Walsh geared up for 'battle'
For the second successive year Shane Walsh found himself rising early on the Monday morning after a Munster final defeat to Tipperary.
However, the circumstances and mood were much different, 12 months on from the seven-goal rout that left Waterford hurling despairing on that fateful day by the Lee.
Davy Fitzgerald, the then manager, organised an 8.0am training session and debriefing that morning to cleanse themselves from the humiliation. It worked, as they took out Galway in an All-Ireland quarter-final two weeks later, Walsh's goal proving crucial.
The Monday before last, Walsh was up early to tune into 'Morning Ireland' just after 7.30 to hear who their All-Ireland quarter-final opponents would be. It was a sign of his enthusiasm, his desire to put the Munster final defeat quickly behind him and look ahead.
That it was Cork they drew suited fine, given their record against the Rebels in recent championship meetings. He didn't find the defeat any easier to take but it was just easier to be more positive, he admits. Hence the early alarm call.
"No matter whether you lose by a point or 21, you still lose and that's hard to take," he said. "I certainly didn't use last year as any motivation for this year's Munster final. I don't believe you should dwell on the past.

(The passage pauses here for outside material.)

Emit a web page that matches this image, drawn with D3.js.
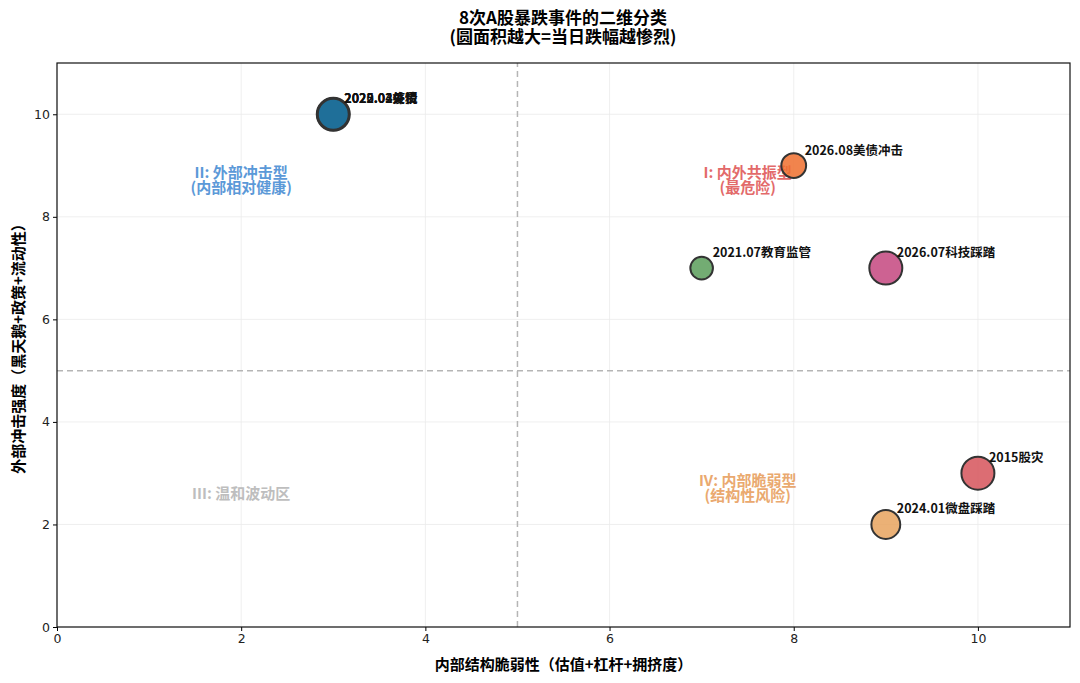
<!DOCTYPE html>
<html>
<head>
<meta charset="utf-8">
<script src="https://cdn.jsdelivr.net/npm/d3@7"></script>
<style>
  body { margin: 0; background: #fff; }
  svg { font-family: "Noto Sans CJK SC", "Noto Sans", sans-serif; }
</style>
</head>
<body>
<div id="chart-container"></div>
<script>
// event data
const events = ["2020.02疫情", "2025.04关税", "2022.03外资", "2026.08美债冲击", "2021.07教育监管", "2026.07科技踩踏", "2015股灾", "2024.01微盘踩踏"];
const fragility = [3, 3, 3, 8, 7, 9, 10, 9];
const shock = [10, 10, 10, 9, 7, 7, 3, 2];
const drops = [8.5, 8.0, 7.5, 4.8, 4.0, 8.5, 8.5, 6.5];
const colors = ["#1f6f99", "#1f6f99", "#1f6f99", "#ef6f2e", "#5a9e5a", "#c4467f", "#d6545a", "#e8a35e"];
const ticks = [0, 2, 4, 6, 8, 10];

// quadrant notes
const quadLines = [["II: 外部冲击型", "(内部相对健康)"], ["I: 内外共振型", "(最危险)"], ["III: 温和波动区"], ["IV: 内部脆弱型", "(结构性风险)"]];
const quadX = [2, 7.5, 2, 7.5];
const quadY = [8.7, 8.7, 2.6, 2.7];
const quadColors = ["#4a8ed4", "#e05a5a", "#b8b8b8", "#e8a060"];

function init() {
    const width = 1080, height = 683;
    const margin = { top: 63, right: 10, bottom: 56, left: 57 };

    const svg = d3.select("#chart-container")
        .append("svg")
        .attr("width", width)
        .attr("height", height);

    const x = d3.scaleLinear().domain([0, 11]).range([margin.left, width - margin.right]);
    const y = d3.scaleLinear().domain([0, 11]).range([height - margin.bottom, margin.top]);
    const r = d3.scaleSqrt().domain([0, 8.5]).range([0, 16.5]);

    // grid
    svg.append("g").selectAll("line.gx").data(ticks).enter().append("line")
        .attr("x1", d => x(d)).attr("x2", d => x(d))
        .attr("y1", y(0)).attr("y2", y(11))
        .attr("stroke", "#ebebeb").attr("stroke-width", 0.8);
    svg.append("g").selectAll("line.gy").data(ticks).enter().append("line")
        .attr("y1", d => y(d)).attr("y2", d => y(d))
        .attr("x1", x(0)).attr("x2", x(11))
        .attr("stroke", "#ebebeb").attr("stroke-width", 0.8);

    // dividing lines
    svg.append("line")
        .attr("x1", x(5)).attr("x2", x(5)).attr("y1", y(0)).attr("y2", y(11))
        .attr("stroke", "#b5b5b5").attr("stroke-width", 1.5).attr("stroke-dasharray", "6,4");
    svg.append("line")
        .attr("y1", y(5)).attr("y2", y(5)).attr("x1", x(0)).attr("x2", x(11))
        .attr("stroke", "#b5b5b5").attr("stroke-width", 1.5).attr("stroke-dasharray", "6,4");

    // quadrant labels
    quadLines.forEach((lines, i) => {
        const t = svg.append("text")
            .attr("x", x(quadX[i]))
            .attr("y", y(quadY[i]))
            .attr("text-anchor", "middle")
            .attr("font-size", 15)
            .attr("font-weight", "bold")
            .attr("fill", quadColors[i])
            .attr("opacity", 0.9);
        lines.forEach((l, j) => {
            t.append("tspan").attr("x", x(quadX[i])).attr("dy", j === 0 ? "0.35em" : "1.0em").text(l);
        });
        if (lines.length === 2) t.attr("transform", "translate(0,-8)");
    });

    // bubbles
    const idx = d3.range(events.length);
    svg.append("g").selectAll("circle").data(idx).enter().append("circle")
        .attr("cx", i => x(fragility[i]))
        .attr("cy", i => y(shock[i]))
        .attr("r", i => r(drops[i]))
        .attr("fill", i => colors[i])
        .attr("fill-opacity", 0.85)
        .attr("stroke", "#333")
        .attr("stroke-width", 2);

    // event labels
    svg.append("g").selectAll("text").data(idx).enter().append("text")
        .attr("x", i => x(fragility[i]) + 11)
        .attr("y", i => y(shock[i]) - 11)
        .attr("font-size", 12.5)
        .attr("font-weight", "bold")
        .attr("fill", "#111")
        .text(i => events[i]);

    // axes
    svg.append("g")
        .attr("transform", `translate(0,${y(0)})`)
        .call(d3.axisBottom(x).tickValues(ticks).tickSize(4).tickSizeOuter(0))
        .call(g => g.selectAll("text").attr("font-size", 12.5).attr("fill", "#222").attr("font-family", "DejaVu Sans"))
        .call(g => g.select(".domain").remove());
    svg.append("g")
        .attr("transform", `translate(${x(0)},0)`)
        .call(d3.axisLeft(y).tickValues(ticks).tickSize(4).tickSizeOuter(0))
        .call(g => g.selectAll("text").attr("font-size", 12.5).attr("fill", "#222").attr("font-family", "DejaVu Sans"))
        .call(g => g.select(".domain").remove());

    // frame
    svg.append("rect")
        .attr("x", x(0)).attr("y", y(11))
        .attr("width", x(11) - x(0)).attr("height", y(0) - y(11))
        .attr("fill", "none").attr("stroke", "#111").attr("stroke-width", 1.2);

    // axis titles
    svg.append("text")
        .attr("x", (x(0) + x(11)) / 2).attr("y", 670)
        .attr("text-anchor", "middle")
        .attr("font-size", 15).attr("font-weight", "bold")
        .text("内部结构脆弱性（估值+杠杆+拥挤度）");
    svg.append("text")
        .attr("transform", `translate(24,${(y(0) + y(11)) / 2}) rotate(-90)`)
        .attr("text-anchor", "middle")
        .attr("font-size", 15).attr("font-weight", "bold")
        .text("外部冲击强度（黑天鹅+政策+流动性）");

    // title
    svg.append("text")
        .attr("x", width / 2 + 23).attr("y", 24)
        .attr("text-anchor", "middle")
        .attr("font-size", 17).attr("font-weight", "bold")
        .text("8次A股暴跌事件的二维分类");
    svg.append("text")
        .attr("x", width / 2 + 23).attr("y", 43)
        .attr("text-anchor", "middle")
        .attr("font-size", 17).attr("font-weight", "bold")
        .text("(圆面积越大=当日跌幅越惨烈)");
}

window.onload = init;
</script>
</body>
</html>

"We were very disappointed after it but we can take positives out of the game. We created a good few goal opportunities but we just didn't take them on the day. That was the most frustrating thing.
"There was a different management team last year, we've new management in this year and also some new players. We've another opportunity in Thurles against Cork and that will be a big battle."
At 28, Walsh is a late developer in inter-county hurling but has embedded himself quite impressively into the team in the last three seasons.
"I would feel that way now," he agreed. "The goal against Galway (2009 All-Ireland quarter-final) was probably a big moment in my career. Dan Shanahan did all the hard work, though."
His passion for football stalled a much earlier breakthrough for a player renowned for his bravery.
"It took me a while to get up to the pace of inter-county hurling initially because I was concentrating on football as a young fella," he admitted. "I played hurling and football, minor and U-21 for Waterford, but football was probably taking precedent.
"I went to college in Cork IT for a while and would have played football there for their teams under Keith Ricken. It took me time to become established in hurling."
Justin McCarthy had brought him in initially as a 19-year-old but his engineering studies took him to Napier University in Edinburgh -- where he was joined by Waterford colleague Liam Lawlor a couple of years later.
His love of football has always burned deep -- he scored the goal for Waterford in their shock Munster U-21 final defeat of a Jack O'Connor-managed Kerry team just before he took over the seniors -- and making the choice to commit exclusively to the hurling team was difficult.
"My club, the Nire, would be football focused. I'd love to keep it going but I just don't think it's feasible any more with the commitment that's involved," he said.
"We won the county senior football final in 2006 in Waterford and I got brought on to the senior panel then. I'd still play football.
"We got to a Munster club final in 2006 but lost to Dr Crokes in Pairc Ui Chaoimh. That was another disappointment. It was a game we left behind and they went on to lose to Crossmaglen in the final the following year."
It was Davy Fitzgerald who gave Walsh his big break, recognising that his courage and conviction in pursuit of a ball was something that had to be harnessed.
He still hadn't started a championship game for Waterford when he came off the bench to score that goal against Galway in 2009.
And when he bagged two against Kilkenny in the subsequent All-Ireland semi-final he was keeping illustrious company -- only Lar Corbett and Joe Canning have scored more than one goal in one championship game against the All-Ireland champions since they reasserted their dominance in the game in 2006.
Naturally there is respect for Fitzgerald for giving him his break. "It was under him that I started to make it. I've great time for him, he brought me on an awful lot as a player. I'd be very grateful to him for that," said Walsh.
"He did a fantastic job during the few years he was in charge. All the players think highly of him. There's no bad feeling towards him whatsoever."
Goals are his currency and his effort against Clare was a sixth in a short championship career.
Waterford's All-Ireland quarter-final record has been impressive in recent seasons, with wins over Galway (2009 and 2011), Cork (2007) and Tipperary (2006). Their only defeat came against Cork in 2005.